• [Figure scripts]

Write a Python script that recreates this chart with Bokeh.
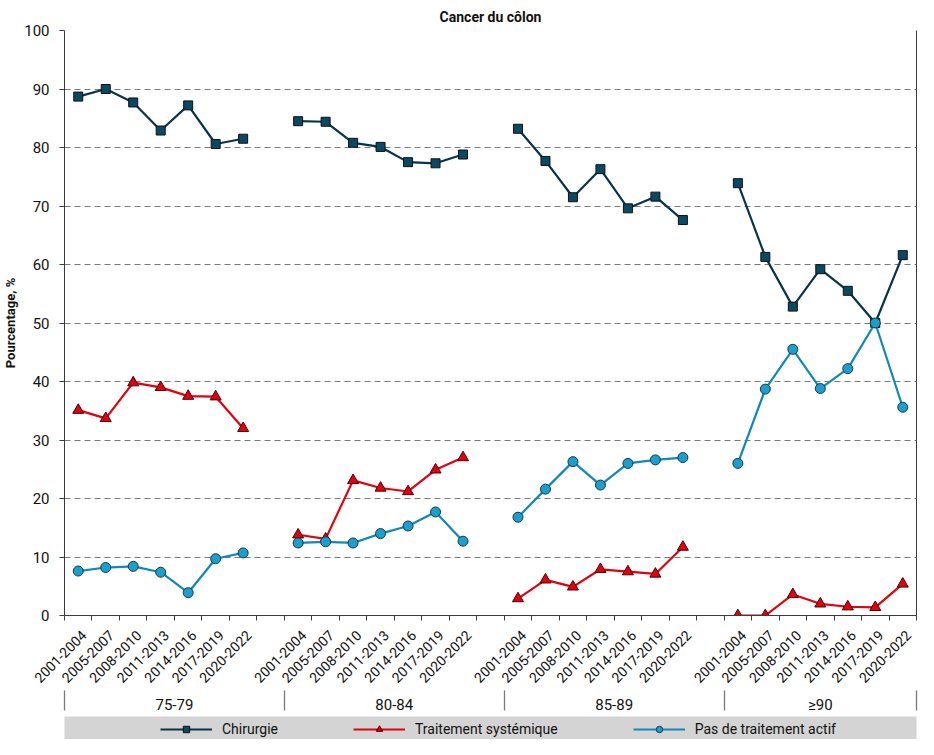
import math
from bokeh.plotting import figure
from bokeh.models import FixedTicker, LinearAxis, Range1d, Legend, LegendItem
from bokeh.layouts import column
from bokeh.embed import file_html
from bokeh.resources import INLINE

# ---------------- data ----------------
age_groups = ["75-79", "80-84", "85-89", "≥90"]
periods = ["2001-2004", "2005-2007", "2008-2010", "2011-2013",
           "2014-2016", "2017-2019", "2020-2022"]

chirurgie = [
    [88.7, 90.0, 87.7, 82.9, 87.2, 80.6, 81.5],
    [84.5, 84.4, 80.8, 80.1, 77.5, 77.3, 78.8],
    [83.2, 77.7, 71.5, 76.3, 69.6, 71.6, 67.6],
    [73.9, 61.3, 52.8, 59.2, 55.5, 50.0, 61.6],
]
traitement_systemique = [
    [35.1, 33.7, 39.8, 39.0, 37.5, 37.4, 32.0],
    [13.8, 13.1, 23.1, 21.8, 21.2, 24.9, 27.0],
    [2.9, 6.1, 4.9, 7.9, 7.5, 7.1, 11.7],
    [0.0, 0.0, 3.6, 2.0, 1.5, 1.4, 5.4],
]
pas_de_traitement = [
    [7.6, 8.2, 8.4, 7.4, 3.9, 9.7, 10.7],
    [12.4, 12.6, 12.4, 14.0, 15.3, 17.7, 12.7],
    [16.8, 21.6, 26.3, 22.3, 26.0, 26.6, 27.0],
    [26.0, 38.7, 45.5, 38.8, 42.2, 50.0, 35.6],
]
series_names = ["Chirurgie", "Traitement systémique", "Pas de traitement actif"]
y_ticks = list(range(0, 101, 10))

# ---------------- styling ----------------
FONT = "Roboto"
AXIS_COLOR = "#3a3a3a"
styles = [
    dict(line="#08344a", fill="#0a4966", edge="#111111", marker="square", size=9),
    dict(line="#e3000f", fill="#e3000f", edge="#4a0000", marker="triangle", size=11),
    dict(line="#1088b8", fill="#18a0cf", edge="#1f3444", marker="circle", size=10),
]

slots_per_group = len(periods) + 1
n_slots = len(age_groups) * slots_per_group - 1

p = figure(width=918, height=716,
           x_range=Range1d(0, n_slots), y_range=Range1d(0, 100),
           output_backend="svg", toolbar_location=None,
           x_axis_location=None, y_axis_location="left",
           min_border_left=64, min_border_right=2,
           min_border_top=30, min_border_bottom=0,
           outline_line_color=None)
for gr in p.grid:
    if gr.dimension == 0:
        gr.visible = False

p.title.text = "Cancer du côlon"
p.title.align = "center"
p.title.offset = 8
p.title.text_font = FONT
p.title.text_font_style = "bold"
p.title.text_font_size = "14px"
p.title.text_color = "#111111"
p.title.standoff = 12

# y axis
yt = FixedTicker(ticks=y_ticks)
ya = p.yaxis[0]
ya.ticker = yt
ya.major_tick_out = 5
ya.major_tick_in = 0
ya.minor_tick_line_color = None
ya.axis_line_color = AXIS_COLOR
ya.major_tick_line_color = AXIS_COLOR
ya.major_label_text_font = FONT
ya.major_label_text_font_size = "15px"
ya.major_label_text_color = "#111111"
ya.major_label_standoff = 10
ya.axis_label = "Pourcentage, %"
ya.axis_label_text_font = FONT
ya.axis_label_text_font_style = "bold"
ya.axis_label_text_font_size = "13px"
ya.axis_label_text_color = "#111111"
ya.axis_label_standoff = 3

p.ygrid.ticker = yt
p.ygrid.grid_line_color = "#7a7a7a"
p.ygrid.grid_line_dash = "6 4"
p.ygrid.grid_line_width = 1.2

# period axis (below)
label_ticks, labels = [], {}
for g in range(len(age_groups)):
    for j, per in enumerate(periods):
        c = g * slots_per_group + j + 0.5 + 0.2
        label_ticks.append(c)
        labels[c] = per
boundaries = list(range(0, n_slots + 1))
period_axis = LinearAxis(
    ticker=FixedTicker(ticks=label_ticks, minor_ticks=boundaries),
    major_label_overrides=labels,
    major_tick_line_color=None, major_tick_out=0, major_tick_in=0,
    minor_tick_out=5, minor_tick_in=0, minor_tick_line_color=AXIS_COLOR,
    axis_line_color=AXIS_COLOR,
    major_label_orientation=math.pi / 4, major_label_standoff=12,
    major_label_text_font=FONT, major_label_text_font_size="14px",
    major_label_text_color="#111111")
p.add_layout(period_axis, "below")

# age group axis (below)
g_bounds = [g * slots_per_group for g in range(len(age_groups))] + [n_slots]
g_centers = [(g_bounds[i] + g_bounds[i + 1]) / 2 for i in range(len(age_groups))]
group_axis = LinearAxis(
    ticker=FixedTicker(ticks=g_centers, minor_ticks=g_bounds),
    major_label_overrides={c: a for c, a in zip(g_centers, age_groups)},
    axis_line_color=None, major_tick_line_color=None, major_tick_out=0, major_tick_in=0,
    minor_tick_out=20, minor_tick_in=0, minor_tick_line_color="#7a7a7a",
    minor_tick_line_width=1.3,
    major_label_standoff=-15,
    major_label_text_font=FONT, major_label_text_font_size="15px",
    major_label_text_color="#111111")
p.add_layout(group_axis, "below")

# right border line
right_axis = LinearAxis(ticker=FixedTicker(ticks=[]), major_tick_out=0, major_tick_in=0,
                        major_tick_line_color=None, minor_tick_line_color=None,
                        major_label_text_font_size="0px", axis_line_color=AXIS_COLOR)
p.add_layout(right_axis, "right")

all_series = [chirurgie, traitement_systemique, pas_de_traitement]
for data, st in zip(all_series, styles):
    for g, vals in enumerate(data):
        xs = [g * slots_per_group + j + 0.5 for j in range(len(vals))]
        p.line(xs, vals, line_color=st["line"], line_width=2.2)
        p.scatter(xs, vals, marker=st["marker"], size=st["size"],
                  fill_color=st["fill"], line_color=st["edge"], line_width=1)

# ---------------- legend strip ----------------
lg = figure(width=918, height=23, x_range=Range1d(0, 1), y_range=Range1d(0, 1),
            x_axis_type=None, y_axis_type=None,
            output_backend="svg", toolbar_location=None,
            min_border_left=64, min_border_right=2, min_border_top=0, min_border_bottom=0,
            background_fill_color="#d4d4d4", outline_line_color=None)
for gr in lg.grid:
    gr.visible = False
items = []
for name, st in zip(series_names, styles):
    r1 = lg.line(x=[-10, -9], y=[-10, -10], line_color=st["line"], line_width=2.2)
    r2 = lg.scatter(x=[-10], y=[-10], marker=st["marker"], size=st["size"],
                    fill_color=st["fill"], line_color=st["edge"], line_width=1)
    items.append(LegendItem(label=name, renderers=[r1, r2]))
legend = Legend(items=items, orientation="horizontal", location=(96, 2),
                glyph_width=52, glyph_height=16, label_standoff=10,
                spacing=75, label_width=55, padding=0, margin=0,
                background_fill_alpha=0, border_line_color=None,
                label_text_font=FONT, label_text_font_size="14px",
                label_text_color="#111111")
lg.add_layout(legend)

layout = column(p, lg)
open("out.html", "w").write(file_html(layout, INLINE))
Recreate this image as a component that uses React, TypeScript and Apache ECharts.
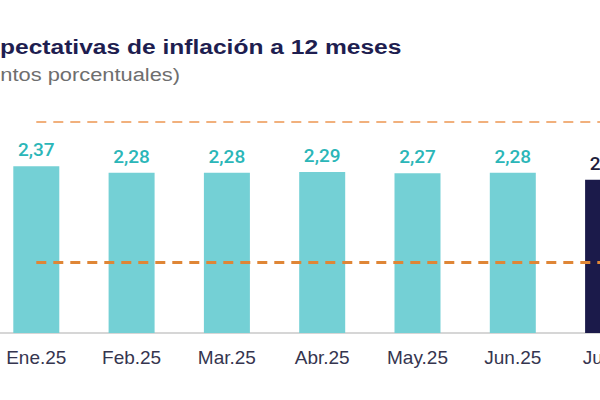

• [Work required]
Filter the listing above by the word "this"; copy each line that passes.

• [Task response]
Write a Python script that recreates this chart with Bokeh.
Recreate this image as a component that uses React, TypeScript and Apache ECharts.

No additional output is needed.